### SOURCE DATA
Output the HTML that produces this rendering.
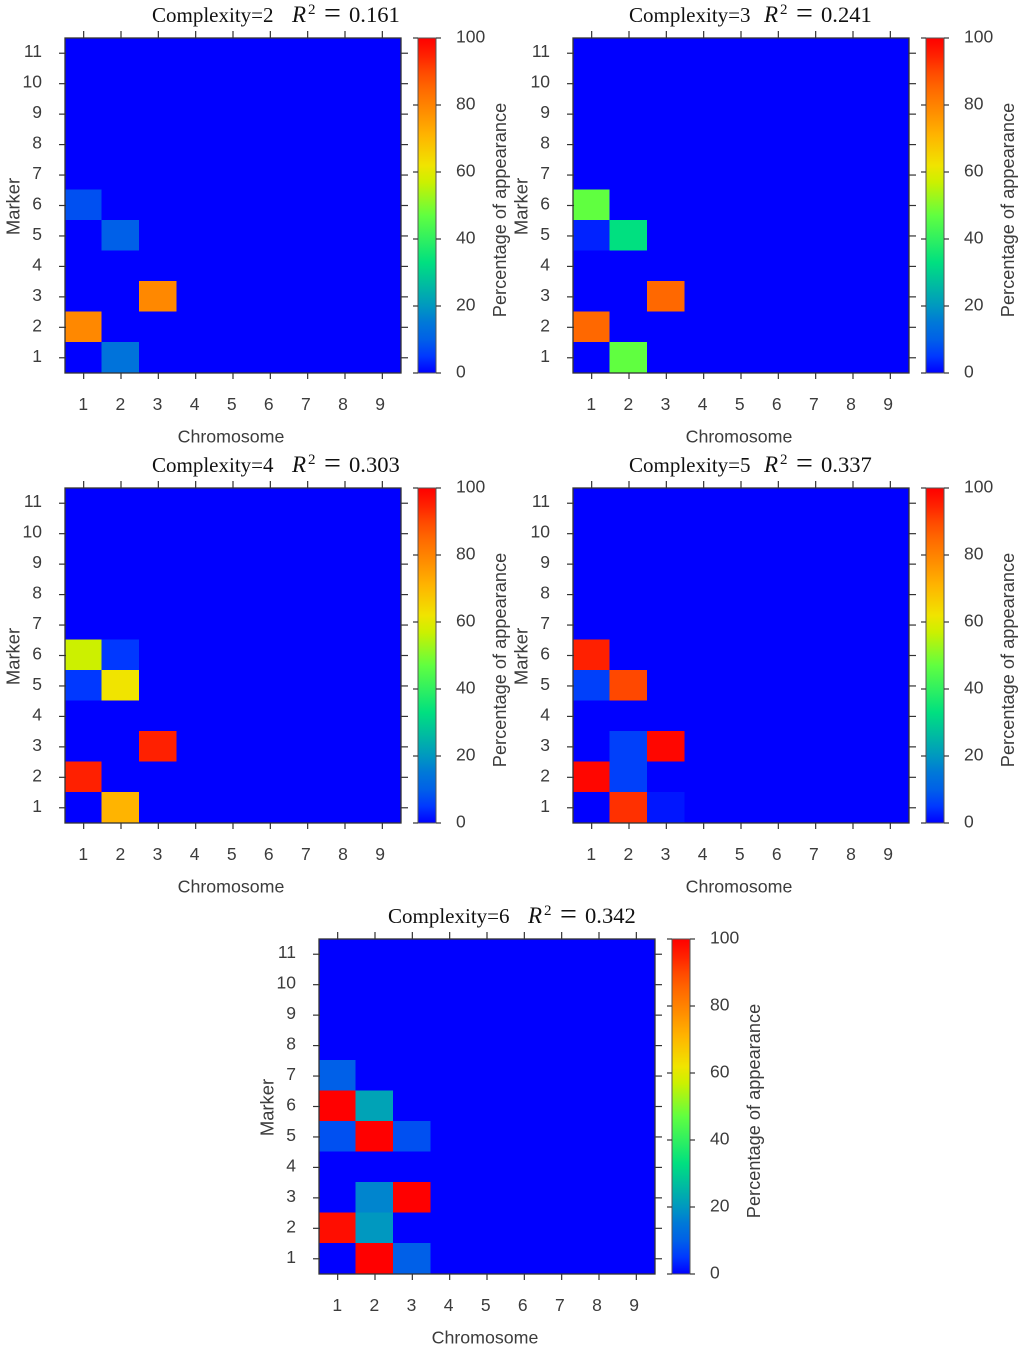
<!DOCTYPE html>
<html>
<head>
<meta charset="utf-8">
<title>Percentage of appearance heatmaps by complexity</title>
<style>
html,body{margin:0;padding:0;background:#fff;width:1024px;height:1351px;overflow:hidden}
svg{display:block}
.tick-label,.axis-title{font-family:"Liberation Sans",sans-serif;font-size:17.5px;fill:#3c3c3c}
.title-text{font-family:"Liberation Serif",serif;font-size:21px;fill:#111}
</style>
</head>
<body>
<svg id="figure" xmlns="http://www.w3.org/2000/svg" width="1024" height="1351" viewBox="0 0 1024 1351"><defs id="defs"></defs></svg>
<script>
// Data: rows run from marker 1 (first row) to marker 11, columns chromosome 1 to 9.
const chromosomes = ['1','2','3','4','5','6','7','8','9'];
const markers = ['1','2','3','4','5','6','7','8','9','10','11'];
const colorbarTicks = [0,20,40,60,80,100];
const complexities = [2,3,4,5,6];
const r2Values = ['0.161','0.241','0.303','0.337','0.342'];

const complexity2 = [
 [0,14,0,0,0,0,0,0,0],
 [79,0,0,0,0,0,0,0,0],
 [0,0,79,0,0,0,0,0,0],
 [0,0,0,0,0,0,0,0,0],
 [0,10,0,0,0,0,0,0,0],
 [8,0,0,0,0,0,0,0,0],
 [0,0,0,0,0,0,0,0,0],
 [0,0,0,0,0,0,0,0,0],
 [0,0,0,0,0,0,0,0,0],
 [0,0,0,0,0,0,0,0,0],
 [0,0,0,0,0,0,0,0,0]
];
const complexity3 = [
 [0,47,0,0,0,0,0,0,0],
 [85,0,0,0,0,0,0,0,0],
 [0,0,85,0,0,0,0,0,0],
 [0,0,0,0,0,0,0,0,0],
 [3,33,0,0,0,0,0,0,0],
 [47,0,0,0,0,0,0,0,0],
 [0,0,0,0,0,0,0,0,0],
 [0,0,0,0,0,0,0,0,0],
 [0,0,0,0,0,0,0,0,0],
 [0,0,0,0,0,0,0,0,0],
 [0,0,0,0,0,0,0,0,0]
];
const complexity4 = [
 [0,71,0,0,0,0,0,0,0],
 [95,0,0,0,0,0,0,0,0],
 [0,0,95,0,0,0,0,0,0],
 [0,0,0,0,0,0,0,0,0],
 [5,62,0,0,0,0,0,0,0],
 [57,5,0,0,0,0,0,0,0],
 [0,0,0,0,0,0,0,0,0],
 [0,0,0,0,0,0,0,0,0],
 [0,0,0,0,0,0,0,0,0],
 [0,0,0,0,0,0,0,0,0],
 [0,0,0,0,0,0,0,0,0]
];
const complexity5 = [
 [0,93,2,0,0,0,0,0,0],
 [99,6,0,0,0,0,0,0,0],
 [0,6,99,0,0,0,0,0,0],
 [0,0,0,0,0,0,0,0,0],
 [6,90,0,0,0,0,0,0,0],
 [95,0,0,0,0,0,0,0,0],
 [0,0,0,0,0,0,0,0,0],
 [0,0,0,0,0,0,0,0,0],
 [0,0,0,0,0,0,0,0,0],
 [0,0,0,0,0,0,0,0,0],
 [0,0,0,0,0,0,0,0,0]
];
const complexity6 = [
 [0,100,10,0,0,0,0,0,0],
 [98,20,0,0,0,0,0,0,0],
 [0,17,100,0,0,0,0,0,0],
 [0,0,0,0,0,0,0,0,0],
 [8,100,8,0,0,0,0,0,0],
 [100,22,0,0,0,0,0,0,0],
 [10,0,0,0,0,0,0,0,0],
 [0,0,0,0,0,0,0,0,0],
 [0,0,0,0,0,0,0,0,0],
 [0,0,0,0,0,0,0,0,0],
 [0,0,0,0,0,0,0,0,0]
];
const panelMatrices = [complexity2, complexity3, complexity4, complexity5, complexity6];

// Colour scale
const paletteValues = [0,5,10,15,20,33,40,47,57,62,71,79,85,90,95,100];
const paletteColors = ['#0000ff','#0038ff','#0060e8','#0078d8','#0098c0','#00e080','#30f060','#60ff40','#ccf000','#f0e400','#ffb400','#ff8800','#ff6800','#ff4800','#ff2000','#ff0000'];

const NS = 'http://www.w3.org/2000/svg';
const svg = document.getElementById('figure');
const defs = document.getElementById('defs');
const PLOT_W = 336, PLOT_H = 335;

function hexToRgb(h){return [parseInt(h.slice(1,3),16),parseInt(h.slice(3,5),16),parseInt(h.slice(5,7),16)];}
function colorScale(v){
  const c = Math.max(0, Math.min(100, v));
  for(let i=1;i<paletteValues.length;i++){
    if(c<=paletteValues[i]){
      const t=(c-paletteValues[i-1])/(paletteValues[i]-paletteValues[i-1]);
      const a=hexToRgb(paletteColors[i-1]), b=hexToRgb(paletteColors[i]);
      return 'rgb('+a.map((x,k)=>Math.round(x+(b[k]-x)*t)).join(',')+')';
    }
  }
  return paletteColors[paletteColors.length-1];
}
function make(tag, attrs, parent, text){
  const el=document.createElementNS(NS,tag);
  for(const k in attrs) el.setAttribute(k,attrs[k]);
  if(text!==undefined) el.textContent=text;
  parent.appendChild(el);
  return el;
}
function tickLine(parent,x1,y1,x2,y2){
  const el=make('line',{x1:x1,y1:y1,x2:x2,y2:y2,stroke:'#333','stroke-width':1.2},parent);
  
  
}

// Shared colourbar gradient
const grad=make('linearGradient',{id:'cb',x1:0,y1:1,x2:0,y2:0},defs);
paletteValues.forEach((v,i)=>make('stop',{offset:(v/100),'stop-color':paletteColors[i]},grad));

function panelOriginX(i){return i===4?319:(i%2===0?65:573);}
function panelOriginY(i){return i===4?939:(i<2?38:488);}

function drawPanel(i){
  const x0=panelOriginX(i), y0=panelOriginY(i);
  const matrix=panelMatrices[i];
  const xScale=c=>x0+c*PLOT_W/chromosomes.length;
  const yScale=m=>y0+PLOT_H-m*PLOT_H/markers.length;
  const cbScale=v=>y0+PLOT_H-v/100*PLOT_H;

  const g=make('g',{},svg);
  
  

  // cells
  matrix.forEach((row,m)=>{
    row.forEach((v,c)=>{
      const xa=xScale(c)-0.6, xb=xScale(c+1)-0.6, ya=yScale(m+1)-0.6, yb=yScale(m)-0.6;
      const cell=make('rect',{x:xa,y:ya,width:xb-xa,height:yb-ya,fill:colorScale(v),'shape-rendering':'crispEdges'},g);
      
      
    });
  });

  // frame
  const frame=make('rect',{x:x0,y:y0,width:PLOT_W,height:PLOT_H,fill:'none',stroke:'#333','stroke-width':1.3},g);
  
  

  // x ticks + labels
  chromosomes.forEach((lab,c)=>{
    const x=xScale(c+0.5);
    tickLine(g,x,y0-7,x,y0);
    tickLine(g,x,y0+PLOT_H,x,y0+PLOT_H+6);
    const t=make('text',{x:x0+18.3+c*37.1,y:y0+PLOT_H+37,'text-anchor':'middle',class:'tick-label'},g,lab);
    
    
  });

  // y ticks + labels
  markers.forEach((lab,m)=>{
    const y=yScale(m+0.5);
    tickLine(g,x0-6,y,x0+1,y);
    tickLine(g,x0+PLOT_W,y,x0+PLOT_W+7,y);
    const t=make('text',{x:x0-23,y:y+4,'text-anchor':'end',class:'tick-label'},g,lab);
    
    
  });

  // axis titles
  const xt=make('text',{x:x0+166,y:y0+PLOT_H+69.5,'text-anchor':'middle',class:'axis-title',style:'font-size:17.8px'},g,'Chromosome');
  
  
  const yx=x0-45.5, yy=y0+168.5;
  const yt=make('text',{x:yx,y:yy,'text-anchor':'middle',class:'axis-title',style:'font-size:18.4px',transform:'rotate(-90 '+yx+' '+yy+')'},g,'Marker');
  
  

  // colourbar
  const cbx=x0+353, cbw=18;
  const bar=make('rect',{x:cbx,y:y0,width:cbw,height:PLOT_H,fill:'url(#cb)',stroke:'#555','stroke-width':1},g);
  
  
  colorbarTicks.forEach(v=>{
    const y=cbScale(v);
    tickLine(g,cbx-5,y,cbx,y);
    tickLine(g,cbx+cbw,y,cbx+cbw+5,y);
    const t=make('text',{x:cbx+38,y:y+4.5,class:'tick-label'},g,String(v));
    
    
  });
  const cx=x0+441, cy=y0+172;
  const ct=make('text',{x:cx,y:cy,'text-anchor':'middle',class:'axis-title',style:'font-size:18.2px',transform:'rotate(-90 '+cx+' '+cy+')'},g,'Percentage of appearance');
  
  

  // title
  const ty=y0-16;
  const rShift=(i===1||i===3)?135:140;
  const titleG=make('g',{},g);
  
  
  const startX=(i===4?x0+69:(i%2===1?x0+56:x0+87));
  make('text',{x:startX,y:ty,class:'title-text'},titleG,'Complexity='+complexities[i]);
  make('text',{x:startX+rShift,y:ty,class:'title-text',style:'font-size:23px;font-style:italic'},titleG,'R');
  make('text',{x:startX+rShift+16,y:ty-8,class:'title-text',style:'font-size:15px'},titleG,'2');
  make('text',{x:startX+rShift+32,y:ty+0.5,class:'title-text',style:'font-size:30px'},titleG,'=');
  make('text',{x:startX+rShift+57,y:ty,class:'title-text',style:'font-size:22.6px'},titleG,r2Values[i]);
}
complexities.forEach((c,i)=>drawPanel(i));
</script>
</body>
</html>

### WHAT THE EXERCISE ASKS
Give again, word for word, every line from the top of the data above to the line holding "const r2Values = ['0.161','0.241','0.303','0.337','0.342'];", inclusive, with the pictures left out.

### RESPONSE
Output the HTML that produces this rendering.
<!DOCTYPE html>
<html>
<head>
<meta charset="utf-8">
<title>Percentage of appearance heatmaps by complexity</title>
<style>
html,body{margin:0;padding:0;background:#fff;width:1024px;height:1351px;overflow:hidden}
svg{display:block}
.tick-label,.axis-title{font-family:"Liberation Sans",sans-serif;font-size:17.5px;fill:#3c3c3c}
.title-text{font-family:"Liberation Serif",serif;font-size:21px;fill:#111}
</style>
</head>
<body>
<svg id="figure" xmlns="http://www.w3.org/2000/svg" width="1024" height="1351" viewBox="0 0 1024 1351"><defs id="defs"></defs></svg>
<script>
// Data: rows run from marker 1 (first row) to marker 11, columns chromosome 1 to 9.
const chromosomes = ['1','2','3','4','5','6','7','8','9'];
const markers = ['1','2','3','4','5','6','7','8','9','10','11'];
const colorbarTicks = [0,20,40,60,80,100];
const complexities = [2,3,4,5,6];
const r2Values = ['0.161','0.241','0.303','0.337','0.342'];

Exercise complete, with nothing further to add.